I also suggested that test data generators be considered part of testing functions, supported by their own modeled-in processes at appropriate points.  The combination of TDGs and a set of probes could define a “testing service” modeled separately and referenced in the service model of the actual service.  That would allow for automatic data generation and testing, which I think is also a requirement for modern testing.

I still believe, five years after that presentation was prepared, that the only way for testing to work in a modern world is to contextualize it with service lifecycle automation and the associated models.  The problem we see in testing today, the reason for the decline in its perceived value, is that it doesn’t work that way, doesn’t include the model-driven mechanisms for introducing context, coupling it to management, and automating the testing process fully.

I also think that testing has to be seen as part of the service automation process I’ve described in earlier blogs.  Testing, AI, and simulation all play a role in commissioning network resources and validating service composition and status.  The craze today is automating everything, and so it shouldn’t be surprising that what’s inherently a manual testing process is hard to fit in.

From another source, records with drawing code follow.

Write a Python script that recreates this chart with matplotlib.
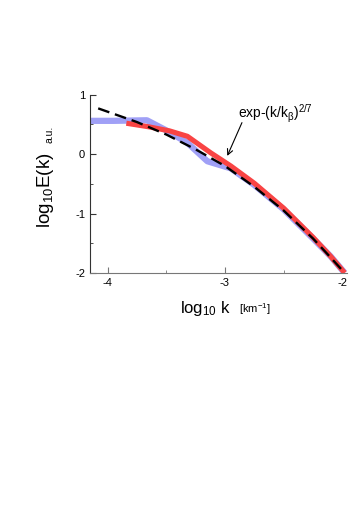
import matplotlib
matplotlib.use("Agg")
import matplotlib.pyplot as plt
from matplotlib.ticker import MultipleLocator

plt.rcParams['font.family'] = ['Liberation Sans', 'DejaVu Sans']
plt.rcParams['mathtext.default'] = 'regular'
plt.rcParams['axes.unicode_minus'] = False

# data (log10 k, log10 E)
blue_x = [-4.15, -3.95, -3.665, -3.5, -3.32, -3.15, -2.95, -2.75, -2.5, -2.25, -2.1, -1.98]
blue_y = [0.56, 0.56, 0.57, 0.40, 0.19, -0.12, -0.24, -0.52, -0.93, -1.42, -1.72, -2.0]

red_x = [-3.84, -3.65, -3.47, -3.32, -3.12, -2.95, -2.75, -2.5, -2.25, -2.1, -1.98]
red_y = [0.52, 0.46, 0.39, 0.30, 0.02, -0.2, -0.49, -0.91, -1.40, -1.72, -2.0]

fit_x = [-4.08, -3.75, -3.5, -3.25, -3.0, -2.75, -2.5, -2.25, -2.1, -1.98]
fit_y = [0.77, 0.54, 0.33, 0.08, -0.2, -0.55, -0.95, -1.42, -1.74, -2.0]

fig = plt.figure(figsize=(3.57, 5.12), dpi=100)
ax = fig.add_axes([0.252, 0.467, 0.72, 0.348])

ax.plot(blue_x, blue_y, color='#a0a0f6', lw=4.5, solid_capstyle='butt', zorder=1)
ax.plot(red_x, red_y, color='#f94444', lw=3.7, solid_capstyle='butt', zorder=2)
ax.plot(fit_x, fit_y, color='black', lw=1.7, dashes=(5, 2.5), zorder=3)

ax.text(-2.89, 0.675, 'exp-(k/k$_\\beta$)$^{2/7}$', fontsize=10, ha='left', va='center')
ax.annotate('', xy=(-2.98, -0.03), xytext=(-2.855, 0.53),
            arrowprops=dict(arrowstyle='->', color='black', lw=0.8, shrinkA=0, shrinkB=0))

ax.set_xlim(-4.15, -1.96)
ax.set_ylim(-2, 1)
ax.xaxis.set_major_locator(MultipleLocator(1))
ax.xaxis.set_minor_locator(MultipleLocator(0.5))
ax.yaxis.set_major_locator(MultipleLocator(1))
ax.yaxis.set_minor_locator(MultipleLocator(0.5))
ax.tick_params(which='both', direction='in', labelsize=8)
ax.tick_params(which='major', length=4)
ax.tick_params(which='minor', length=2.5)
ax.tick_params(axis='x', which='both', color='#777777')
ax.tick_params(axis='y', which='both', color='#333333')

for s in ['top', 'right']:
    ax.spines[s].set_visible(False)
ax.spines['left'].set_color('#333333')
ax.spines['bottom'].set_color('#777777')

# axis titles, main part plus smaller unit part
fig.text(180 / 357, 1 - 313 / 512, 'log$_{10}$ k', fontsize=12, ha='left', va='baseline')
fig.text(239 / 357, 1 - 313 / 512, '[km$^{-1}$]', fontsize=8, ha='left', va='baseline')
fig.text(45 / 357, 1 - 190 / 512, 'log$_{10}$E(k)', fontsize=13.5, rotation=90,
         ha='center', va='center')
fig.text(49 / 357, 1 - 134 / 512, 'a.u.', fontsize=7.5, rotation=90, ha='center', va='center')

fig.savefig('out.png', dpi=100)
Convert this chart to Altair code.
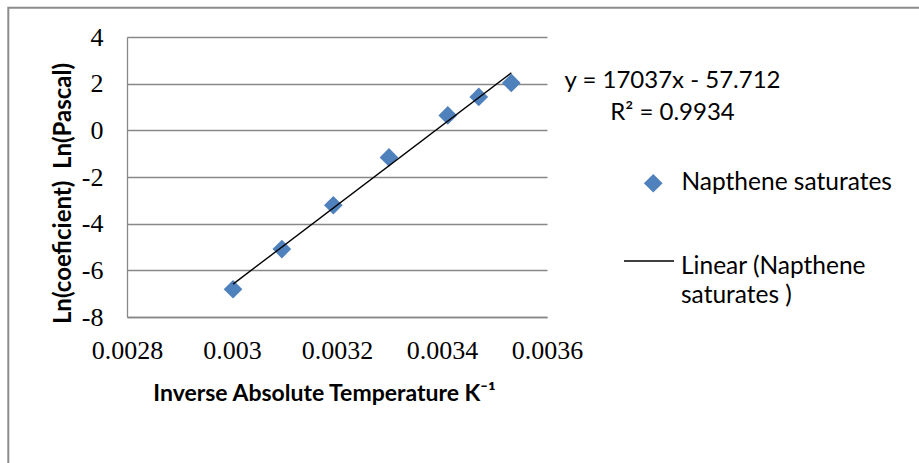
import json
import altair as alt
import pandas as pd

# ---- data ----
inv_temp = [0.003002, 0.003095, 0.003193, 0.003299, 0.003411, 0.00347, 0.003532]
ln_coef = [-6.81, -5.09, -3.21, -1.16, 0.64, 1.43, 2.03]
series_name = "Napthene saturates"
fit_label_lines = ["Linear (Napthene", "saturates )"]
fit_name = " ".join(fit_label_lines)
equation_lines = ["y = 17037x - 57.712", "R² = 0.9934"]
x_ticks = [0.0028, 0.003, 0.0032, 0.0034, 0.0036]
y_ticks = [-8, -6, -4, -2, 0, 2, 4]
x_title = "Inverse Absolute Temperature K⁻¹"
y_title = "Ln(coeficient)\u00a0 Ln(Pascal)"

df = pd.DataFrame({"x": inv_temp, "y": ln_coef, "series": series_name})

# ---- styling ----
W, H = 420, 280
PAD_L, PAD_T = 127, 37
SANS = "Lato"
SERIF = "Liberation Serif"
BLUE = "#4F81BD"
GRID = "#888888"

xscale = alt.Scale(domain=[x_ticks[0], x_ticks[-1]], nice=False, zero=False)
yscale = alt.Scale(domain=[y_ticks[0], y_ticks[-1]], nice=False, zero=False)

xaxis = alt.Axis(
    values=x_ticks, labelExpr="toString(datum.value)", grid=False, ticks=False, tickSize=0,
    domainColor=GRID, domainWidth=1.3, labelFont=SERIF, labelFontSize=26, labelColor="black",
    labelPadding=20, labelFlush=False, labelOverlap=False,
    title=x_title, titleFont=SANS, titleFontSize=23, titleFontWeight="bold", titleColor="black",
    titleX=197, titleY=83, titleBaseline="alphabetic", titleAlign="center",
)
yaxis = alt.Axis(
    values=y_ticks, labelExpr="toString(datum.value)", grid=True, gridColor=GRID, gridWidth=1.3,
    ticks=False, tickSize=0, domainColor=GRID, domainWidth=1.3,
    labelFont=SERIF, labelFontSize=26, labelColor="black", labelPadding=24,
    labelFlush=False, labelOverlap=False,
    title=y_title, titleFont=SANS, titleFontSize=24, titleFontWeight="bold", titleColor="black",
    titleX=-57, titleY=156, titleAngle=270, titleBaseline="alphabetic", titleAlign="center",
)

points = alt.Chart(df).mark_point(shape="diamond", filled=True, size=350, opacity=1).encode(
    x=alt.X("x:Q", scale=xscale, axis=xaxis),
    y=alt.Y("y:Q", scale=yscale, axis=yaxis),
    color=alt.Color(
        "series:N",
        scale=alt.Scale(domain=[series_name], range=[BLUE]),
        legend=alt.Legend(
            orient="none", legendX=514, legendY=134, title=None, padding=0,
            symbolType="diamond", symbolSize=350, symbolStrokeWidth=0, symbolOpacity=1,
            labelFont=SANS, labelFontSize=24.5, labelColor="black", labelOffset=16,
            labelLimit=400,
        ),
    ),
)

fit = (
    alt.Chart(df)
    .transform_regression("x", "y")
    .transform_calculate(fit=json.dumps(fit_name))
    .mark_line(strokeWidth=1.4)
    .encode(
        x=alt.X("x:Q", scale=xscale),
        y=alt.Y("y:Q", scale=yscale),
        color=alt.Color(
            "fit:N",
            scale=alt.Scale(domain=[fit_name], range=["black"]),
            legend=alt.Legend(
                orient="none", legendX=496, legendY=192, title=None, padding=0,
                symbolType="M-1,0.24L1,0.24", symbolSize=2500, symbolStrokeWidth=1.5,
                labelFont=SANS, labelFontSize=24.5, labelColor="black", labelOffset=6,
                labelLimit=400,
                labelExpr=json.dumps(fit_label_lines),
                labelBaseline="top",
            ),
        ),
    )
)

equation = alt.Chart(pd.DataFrame({"k": [0]})).mark_text(
    align="center", baseline="middle", font=SANS, fontSize=24, color="black",
    lineHeight=32, text=equation_lines,
).encode(x=alt.value(545.5), y=alt.value(44))

border = alt.Chart(pd.DataFrame({"k": [0]})).mark_rect(
    fill=None, stroke="#8c8c8c", strokeWidth=2
).encode(
    x=alt.value(8.3 - PAD_L), x2=alt.value(950 - PAD_L),
    y=alt.value(7.8 - PAD_T), y2=alt.value(500 - PAD_T),
)

chart = (
    alt.layer(border, points, fit, equation)
    .resolve_scale(color="independent")
    .properties(
        width=W, height=H,
        padding={"left": PAD_L, "top": PAD_T, "right": 919 - PAD_L - W, "bottom": 463 - PAD_T - H},
        autosize=alt.AutoSizeParams(type="none"),
        background="white",
    )
    .configure(style={"guide-label": {"lineHeight": 29}})
    .configure_view(stroke=None)
)

chart.save("out.html", embed_options={"renderer": "svg", "actions": False})
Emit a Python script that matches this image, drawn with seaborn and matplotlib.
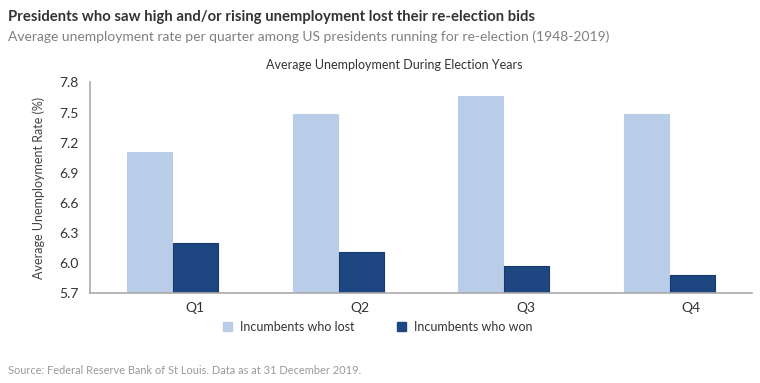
import matplotlib
matplotlib.use("Agg")
import matplotlib.pyplot as plt
import matplotlib.transforms as mtransforms
from matplotlib.patches import Patch
import seaborn as sns
import pandas as pd

quarters = ["Q1", "Q2", "Q3", "Q4"]
lost = [7.11, 7.49, 7.67, 7.49]
won = [6.20, 6.11, 5.97, 5.88]
series_names = ["Incumbents who lost", "Incumbents who won"]
yticks = [5.7, 6.0, 6.3, 6.6, 6.9, 7.2, 7.5, 7.8]

df = pd.DataFrame({
    "Quarter": quarters * 2,
    "Rate": lost + won,
    "Group": [series_names[0]] * 4 + [series_names[1]] * 4,
})

sns.set_theme(style="white")
plt.rcParams["font.family"] = ["Lato", "DejaVu Sans"]

light = "#b9cde8"
dark = "#1e4782"

fig = plt.figure(figsize=(7.6, 3.83), dpi=100)
fig.patch.set_facecolor("white")
ax = fig.add_axes([0.1184, 0.2337, 0.8711, 0.5509])

sns.barplot(data=df, x="Quarter", y="Rate", hue="Group", order=quarters,
            hue_order=series_names, palette=[light, dark], width=0.556,
            gap=0.03, ax=ax, legend=False, saturation=1)

for p in ax.patches:
    fc = p.get_facecolor()
    if abs(fc[0] - 0x1e / 255) < 0.02:
        p.set_edgecolor("#17396b")
    else:
        p.set_edgecolor(light)
    p.set_linewidth(0.8)

ax.set_ylim(5.7, 7.8)
ax.set_yticks(yticks)
ax.set_yticklabels([f"{v:.1f}" for v in yticks])
ax.set_xlim(-0.5, 3.5)
ax.set_xlabel("")
ax.set_ylabel("Average Unemployment Rate (%)", fontsize=9, color="#444444", labelpad=10)
ax.tick_params(axis="both", length=0, labelsize=10, colors="#333333")
ax.tick_params(axis="x", pad=6)
ax.tick_params(axis="y", pad=8)

offset = mtransforms.ScaledTranslation(0.22, 0, fig.dpi_scale_trans)
for lbl in ax.get_xticklabels():
    lbl.set_transform(lbl.get_transform() + offset)

for side in ["top", "right"]:
    ax.spines[side].set_visible(False)
for side in ["left", "bottom"]:
    ax.spines[side].set_color("#aaaaaa")
    ax.spines[side].set_linewidth(1.2)
ax.set_facecolor("white")

ax.set_title("Average Unemployment During Election Years", fontsize=9,
             color="#333333", pad=10, x=0.46)

handles = [Patch(facecolor=light, edgecolor=light), Patch(facecolor=dark, edgecolor=dark)]
fig.legend(handles, series_names, loc="center", bbox_to_anchor=(0.497, 0.146),
           ncol=2, frameon=False, fontsize=9, handlelength=0.75, handleheight=0.75,
           columnspacing=3.4, handletextpad=0.6, labelcolor="#333333")

fig.text(0.010, 0.955, "Presidents who saw high and/or rising unemployment lost their re-election bids",
         fontsize=10.7, fontweight="bold", color="#333333", va="center", ha="left")
fig.text(0.010, 0.903, "Average unemployment rate per quarter among US presidents running for re-election (1948-2019)",
         fontsize=10, color="#808080", va="center", ha="left")
fig.text(0.010, 0.033, "Source: Federal Reserve Bank of St Louis. Data as at 31 December 2019.",
         fontsize=7.9, color="#999999", va="center", ha="left")

fig.savefig("out.png", dpi=100, facecolor="white")
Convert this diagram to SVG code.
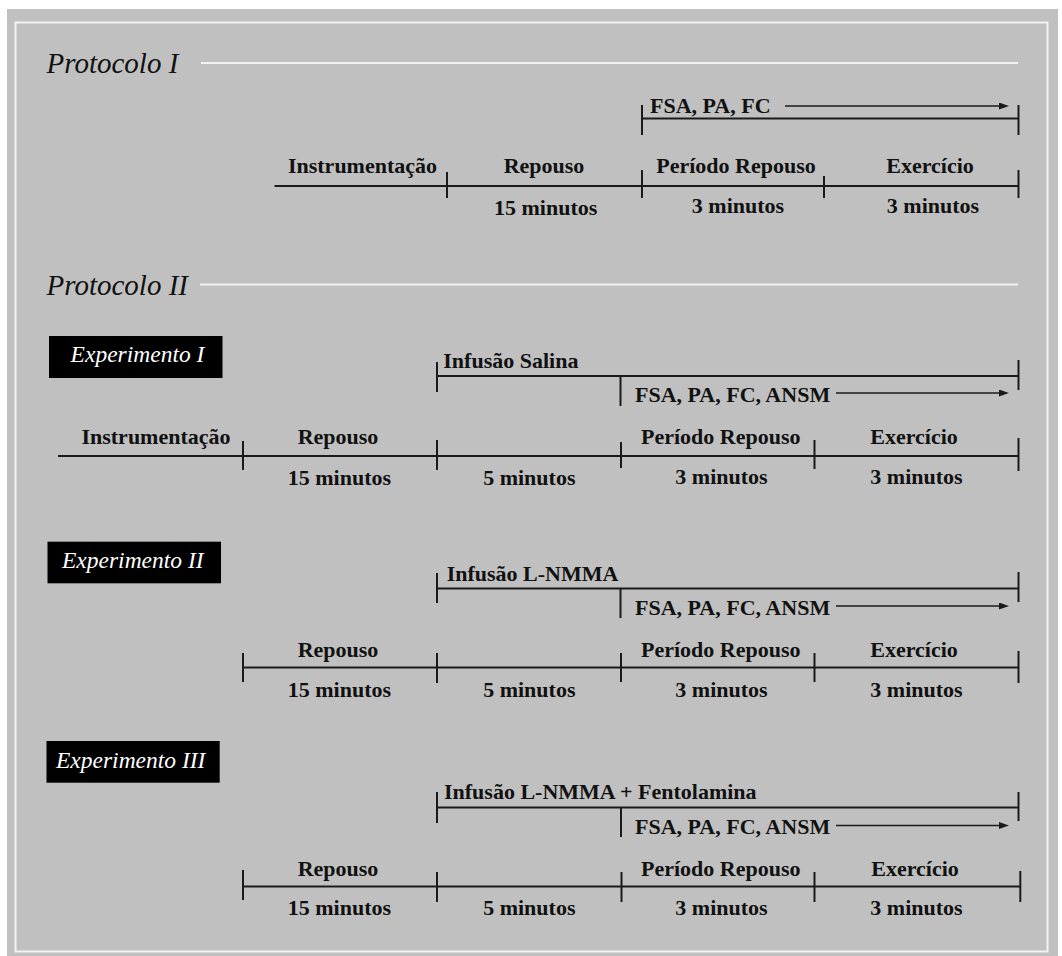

That’s the point that test equipment advocates need to address first.  Any technology has to fit into the thrust of business process changes or it runs against the buyer’s committed path.  First, we don’t want decision support, we want to be told what to do.  Then, we don’t want to be told what to do, we want it done automatically.  Test equipment used to be protocol visualization, which proved ineffective because too few people could do it.  Then it became protocol analysis, decoding the meaning of sequences.  Now it’s event automation.  You identify one of those sequences and respond without human interpretation or intervention.

You can’t do this without context, which is why expert people (who are pretty good at contextualizing out of their own knowledge) were always needed for testing.  Contextualization of testing using models, simulation, and AI, provide an automated substitute for that human expertise.  Yes, there will always be some number of things an automated process has to punt to a higher (meaning human) level, but a proper system would learn from that (the machine-learning piece of AI) and do the right thing the next time.

In an implementation sense, this means a kind of layered vision of testing, one that applies AI and human interaction to change the basic model that sets the context overall.  It doesn’t eliminate the older elements of probes and protocols, but it gradually shifts the burden from people to processes.  That’s what the market needs, and what successful testing strategies will eventually provide.